Only the lines from the start of the data to the line containing "-1.0, -0.5, 0.0, 0.5, 1.0, 1.5, 2.0]", both included, should be output, exactly and without pictures.
— BEGIN —
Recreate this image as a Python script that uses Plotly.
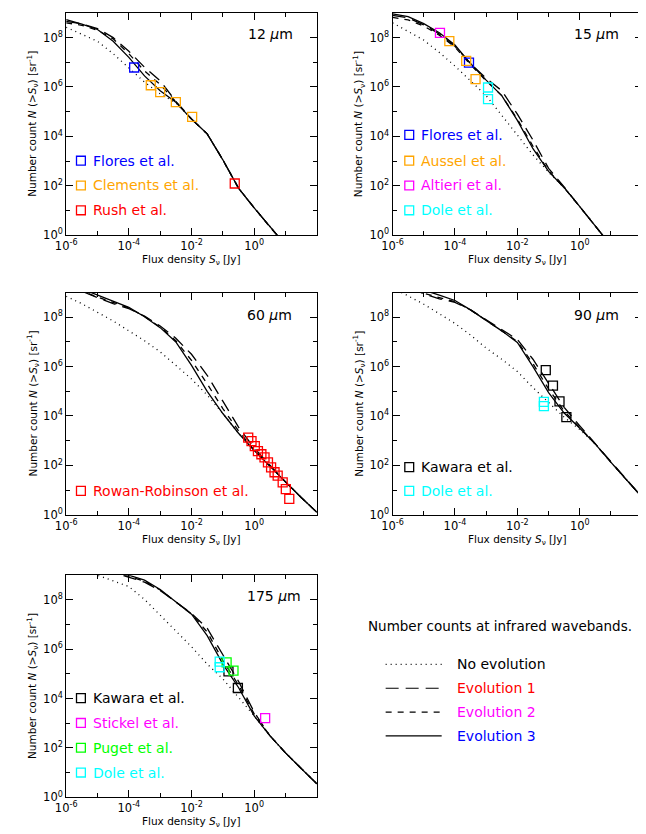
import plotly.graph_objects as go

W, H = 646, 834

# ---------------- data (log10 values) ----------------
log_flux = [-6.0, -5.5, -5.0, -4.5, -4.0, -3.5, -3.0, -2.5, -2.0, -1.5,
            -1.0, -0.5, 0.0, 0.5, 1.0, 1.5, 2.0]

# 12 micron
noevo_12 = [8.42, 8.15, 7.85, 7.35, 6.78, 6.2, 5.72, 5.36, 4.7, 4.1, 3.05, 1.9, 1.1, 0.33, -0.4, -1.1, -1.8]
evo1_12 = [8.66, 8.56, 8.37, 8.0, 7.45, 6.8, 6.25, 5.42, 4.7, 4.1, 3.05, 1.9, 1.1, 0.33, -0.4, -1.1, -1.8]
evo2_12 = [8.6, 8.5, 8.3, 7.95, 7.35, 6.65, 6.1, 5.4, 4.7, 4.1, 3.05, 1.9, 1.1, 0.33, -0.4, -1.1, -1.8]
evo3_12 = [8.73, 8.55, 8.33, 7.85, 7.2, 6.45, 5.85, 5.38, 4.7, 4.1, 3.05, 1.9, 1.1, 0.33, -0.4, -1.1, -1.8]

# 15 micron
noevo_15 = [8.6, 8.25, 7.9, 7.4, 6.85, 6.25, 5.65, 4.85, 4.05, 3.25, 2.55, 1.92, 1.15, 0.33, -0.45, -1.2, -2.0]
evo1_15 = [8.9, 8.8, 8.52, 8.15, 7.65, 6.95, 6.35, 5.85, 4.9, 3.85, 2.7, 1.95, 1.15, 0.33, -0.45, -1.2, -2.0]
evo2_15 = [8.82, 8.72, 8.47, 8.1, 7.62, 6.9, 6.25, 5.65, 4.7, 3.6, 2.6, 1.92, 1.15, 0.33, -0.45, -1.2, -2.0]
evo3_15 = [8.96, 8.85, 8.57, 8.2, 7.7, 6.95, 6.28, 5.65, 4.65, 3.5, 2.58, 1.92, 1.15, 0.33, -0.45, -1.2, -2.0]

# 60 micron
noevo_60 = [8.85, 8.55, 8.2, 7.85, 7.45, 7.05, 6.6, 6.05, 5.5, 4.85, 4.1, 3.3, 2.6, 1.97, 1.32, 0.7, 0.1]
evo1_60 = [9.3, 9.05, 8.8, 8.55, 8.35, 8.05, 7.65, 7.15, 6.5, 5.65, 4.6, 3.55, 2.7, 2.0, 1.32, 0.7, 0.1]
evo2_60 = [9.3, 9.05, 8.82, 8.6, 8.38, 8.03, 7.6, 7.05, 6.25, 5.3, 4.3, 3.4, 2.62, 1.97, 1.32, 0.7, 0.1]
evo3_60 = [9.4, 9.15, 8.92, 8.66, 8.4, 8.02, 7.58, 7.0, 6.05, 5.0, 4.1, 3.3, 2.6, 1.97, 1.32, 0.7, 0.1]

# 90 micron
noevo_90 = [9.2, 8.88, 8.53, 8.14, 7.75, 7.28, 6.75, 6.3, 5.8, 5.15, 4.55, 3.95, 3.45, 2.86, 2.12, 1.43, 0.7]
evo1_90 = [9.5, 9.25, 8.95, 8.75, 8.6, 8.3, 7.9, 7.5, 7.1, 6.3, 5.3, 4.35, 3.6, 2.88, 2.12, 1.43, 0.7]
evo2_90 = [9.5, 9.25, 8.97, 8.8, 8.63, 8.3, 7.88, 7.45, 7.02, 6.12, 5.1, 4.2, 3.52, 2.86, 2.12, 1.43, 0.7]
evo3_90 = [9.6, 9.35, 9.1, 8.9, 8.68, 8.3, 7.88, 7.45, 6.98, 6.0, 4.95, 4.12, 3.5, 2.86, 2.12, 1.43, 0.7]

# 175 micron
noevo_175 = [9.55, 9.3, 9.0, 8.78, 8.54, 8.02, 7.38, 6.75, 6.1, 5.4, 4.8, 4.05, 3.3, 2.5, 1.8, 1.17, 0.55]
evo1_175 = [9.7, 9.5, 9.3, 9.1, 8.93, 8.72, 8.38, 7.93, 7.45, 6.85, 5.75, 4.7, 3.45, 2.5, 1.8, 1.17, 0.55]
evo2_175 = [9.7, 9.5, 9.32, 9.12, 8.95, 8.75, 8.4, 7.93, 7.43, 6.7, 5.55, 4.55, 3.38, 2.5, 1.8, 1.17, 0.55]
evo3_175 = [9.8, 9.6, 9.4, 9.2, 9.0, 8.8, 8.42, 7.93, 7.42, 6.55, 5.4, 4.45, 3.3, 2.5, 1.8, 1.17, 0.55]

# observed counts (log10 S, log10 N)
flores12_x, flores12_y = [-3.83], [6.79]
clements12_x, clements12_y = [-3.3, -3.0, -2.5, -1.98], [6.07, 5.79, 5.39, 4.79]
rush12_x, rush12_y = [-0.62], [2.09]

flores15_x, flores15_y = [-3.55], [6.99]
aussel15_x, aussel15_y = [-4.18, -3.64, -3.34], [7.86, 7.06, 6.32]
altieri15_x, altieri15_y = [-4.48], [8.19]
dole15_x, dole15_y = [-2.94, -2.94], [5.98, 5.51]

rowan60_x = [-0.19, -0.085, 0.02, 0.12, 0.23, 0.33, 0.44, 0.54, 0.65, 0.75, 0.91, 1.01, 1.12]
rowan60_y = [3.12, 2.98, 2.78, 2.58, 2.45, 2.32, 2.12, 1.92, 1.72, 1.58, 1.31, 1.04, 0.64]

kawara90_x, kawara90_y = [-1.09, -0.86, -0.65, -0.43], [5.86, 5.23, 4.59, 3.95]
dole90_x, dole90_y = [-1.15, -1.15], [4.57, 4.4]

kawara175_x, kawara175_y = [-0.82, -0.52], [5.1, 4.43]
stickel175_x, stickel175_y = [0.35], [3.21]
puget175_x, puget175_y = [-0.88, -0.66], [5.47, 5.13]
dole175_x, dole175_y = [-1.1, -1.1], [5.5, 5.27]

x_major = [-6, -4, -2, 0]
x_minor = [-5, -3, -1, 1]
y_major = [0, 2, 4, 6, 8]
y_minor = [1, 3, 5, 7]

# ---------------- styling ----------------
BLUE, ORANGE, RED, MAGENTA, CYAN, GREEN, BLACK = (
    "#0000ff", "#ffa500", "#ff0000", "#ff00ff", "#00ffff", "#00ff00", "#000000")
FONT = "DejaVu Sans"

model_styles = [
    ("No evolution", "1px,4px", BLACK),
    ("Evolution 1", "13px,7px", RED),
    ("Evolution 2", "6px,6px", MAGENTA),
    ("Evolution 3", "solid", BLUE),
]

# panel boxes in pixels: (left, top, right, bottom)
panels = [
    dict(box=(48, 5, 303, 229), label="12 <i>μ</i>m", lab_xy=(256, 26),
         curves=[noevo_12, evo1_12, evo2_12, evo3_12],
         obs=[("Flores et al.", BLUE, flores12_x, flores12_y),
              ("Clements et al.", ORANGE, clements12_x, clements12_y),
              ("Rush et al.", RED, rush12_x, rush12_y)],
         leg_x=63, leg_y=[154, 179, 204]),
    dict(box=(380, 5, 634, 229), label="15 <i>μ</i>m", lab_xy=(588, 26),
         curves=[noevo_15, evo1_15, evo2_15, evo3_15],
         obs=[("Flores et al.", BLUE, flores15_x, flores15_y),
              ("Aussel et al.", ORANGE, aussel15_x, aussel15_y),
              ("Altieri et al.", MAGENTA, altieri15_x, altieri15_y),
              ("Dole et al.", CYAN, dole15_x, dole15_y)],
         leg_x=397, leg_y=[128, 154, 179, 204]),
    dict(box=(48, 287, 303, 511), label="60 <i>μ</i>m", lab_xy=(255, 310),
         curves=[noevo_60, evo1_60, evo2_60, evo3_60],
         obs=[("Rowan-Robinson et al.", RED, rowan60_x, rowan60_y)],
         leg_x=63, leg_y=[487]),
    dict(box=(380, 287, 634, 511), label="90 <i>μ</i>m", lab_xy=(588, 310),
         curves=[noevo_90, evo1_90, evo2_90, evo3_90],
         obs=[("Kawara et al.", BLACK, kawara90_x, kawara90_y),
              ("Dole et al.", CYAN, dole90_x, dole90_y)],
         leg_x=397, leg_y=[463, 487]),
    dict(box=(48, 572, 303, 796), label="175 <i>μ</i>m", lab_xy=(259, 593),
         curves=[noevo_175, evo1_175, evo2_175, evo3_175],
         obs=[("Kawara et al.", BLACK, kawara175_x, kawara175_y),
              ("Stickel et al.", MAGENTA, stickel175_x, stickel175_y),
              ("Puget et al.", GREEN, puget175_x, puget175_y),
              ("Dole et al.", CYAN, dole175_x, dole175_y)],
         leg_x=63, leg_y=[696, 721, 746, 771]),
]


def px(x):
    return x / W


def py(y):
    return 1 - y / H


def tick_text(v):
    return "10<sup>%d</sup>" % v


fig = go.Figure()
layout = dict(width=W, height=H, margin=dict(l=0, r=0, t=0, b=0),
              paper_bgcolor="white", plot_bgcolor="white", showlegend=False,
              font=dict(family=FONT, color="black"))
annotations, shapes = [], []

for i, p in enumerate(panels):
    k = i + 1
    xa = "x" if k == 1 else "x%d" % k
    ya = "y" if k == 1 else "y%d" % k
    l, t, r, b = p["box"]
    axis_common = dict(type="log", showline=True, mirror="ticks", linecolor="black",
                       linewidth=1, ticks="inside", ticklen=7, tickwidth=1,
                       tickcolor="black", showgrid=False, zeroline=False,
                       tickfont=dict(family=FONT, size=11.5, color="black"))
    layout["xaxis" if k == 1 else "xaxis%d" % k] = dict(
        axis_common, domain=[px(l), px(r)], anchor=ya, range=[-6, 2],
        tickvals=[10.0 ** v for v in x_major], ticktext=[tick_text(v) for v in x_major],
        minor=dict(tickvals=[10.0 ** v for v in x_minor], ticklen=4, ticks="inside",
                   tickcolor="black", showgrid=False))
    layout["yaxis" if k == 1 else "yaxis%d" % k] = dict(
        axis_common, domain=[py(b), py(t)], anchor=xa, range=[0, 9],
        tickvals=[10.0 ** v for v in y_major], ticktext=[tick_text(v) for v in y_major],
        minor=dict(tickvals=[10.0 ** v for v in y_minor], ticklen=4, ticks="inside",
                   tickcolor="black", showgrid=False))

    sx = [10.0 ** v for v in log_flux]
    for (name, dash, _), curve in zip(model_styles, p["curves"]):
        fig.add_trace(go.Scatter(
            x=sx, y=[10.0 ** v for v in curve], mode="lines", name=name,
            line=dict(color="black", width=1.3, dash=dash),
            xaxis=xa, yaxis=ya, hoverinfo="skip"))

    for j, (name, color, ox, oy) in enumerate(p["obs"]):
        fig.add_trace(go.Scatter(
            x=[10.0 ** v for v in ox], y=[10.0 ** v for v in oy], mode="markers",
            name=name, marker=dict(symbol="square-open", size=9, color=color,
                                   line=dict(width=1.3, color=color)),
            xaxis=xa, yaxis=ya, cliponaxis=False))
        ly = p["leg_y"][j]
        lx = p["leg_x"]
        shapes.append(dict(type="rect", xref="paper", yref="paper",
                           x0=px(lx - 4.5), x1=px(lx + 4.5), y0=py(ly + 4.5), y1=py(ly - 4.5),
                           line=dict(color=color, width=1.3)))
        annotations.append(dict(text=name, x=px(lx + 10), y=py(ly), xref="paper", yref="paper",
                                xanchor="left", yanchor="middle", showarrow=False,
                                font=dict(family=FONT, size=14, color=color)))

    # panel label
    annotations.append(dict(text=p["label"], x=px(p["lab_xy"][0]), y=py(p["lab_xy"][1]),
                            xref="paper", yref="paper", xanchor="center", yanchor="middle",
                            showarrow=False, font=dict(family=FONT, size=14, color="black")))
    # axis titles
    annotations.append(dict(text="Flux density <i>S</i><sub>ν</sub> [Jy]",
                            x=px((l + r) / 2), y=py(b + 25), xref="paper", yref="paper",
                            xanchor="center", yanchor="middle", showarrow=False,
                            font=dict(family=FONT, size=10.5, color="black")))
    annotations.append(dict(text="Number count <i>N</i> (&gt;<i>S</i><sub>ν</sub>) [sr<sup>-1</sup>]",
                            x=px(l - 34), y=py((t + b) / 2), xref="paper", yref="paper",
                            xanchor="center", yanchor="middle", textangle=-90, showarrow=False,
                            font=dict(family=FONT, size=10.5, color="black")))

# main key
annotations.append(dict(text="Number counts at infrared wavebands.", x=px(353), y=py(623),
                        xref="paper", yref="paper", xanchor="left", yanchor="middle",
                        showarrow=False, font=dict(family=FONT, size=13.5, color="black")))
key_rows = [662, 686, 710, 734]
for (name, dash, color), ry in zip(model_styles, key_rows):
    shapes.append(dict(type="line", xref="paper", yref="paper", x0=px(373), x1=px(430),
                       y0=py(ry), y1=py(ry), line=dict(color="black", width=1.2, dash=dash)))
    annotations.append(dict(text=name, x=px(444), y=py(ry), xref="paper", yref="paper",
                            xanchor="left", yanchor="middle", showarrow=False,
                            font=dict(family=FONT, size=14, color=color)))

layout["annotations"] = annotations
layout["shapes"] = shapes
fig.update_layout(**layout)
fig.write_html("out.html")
— END —
▶ **ANSWER BELOW**
Recreate this image as a Python script that uses Plotly.
import plotly.graph_objects as go

W, H = 646, 834

# ---------------- data (log10 values) ----------------
log_flux = [-6.0, -5.5, -5.0, -4.5, -4.0, -3.5, -3.0, -2.5, -2.0, -1.5,
            -1.0, -0.5, 0.0, 0.5, 1.0, 1.5, 2.0]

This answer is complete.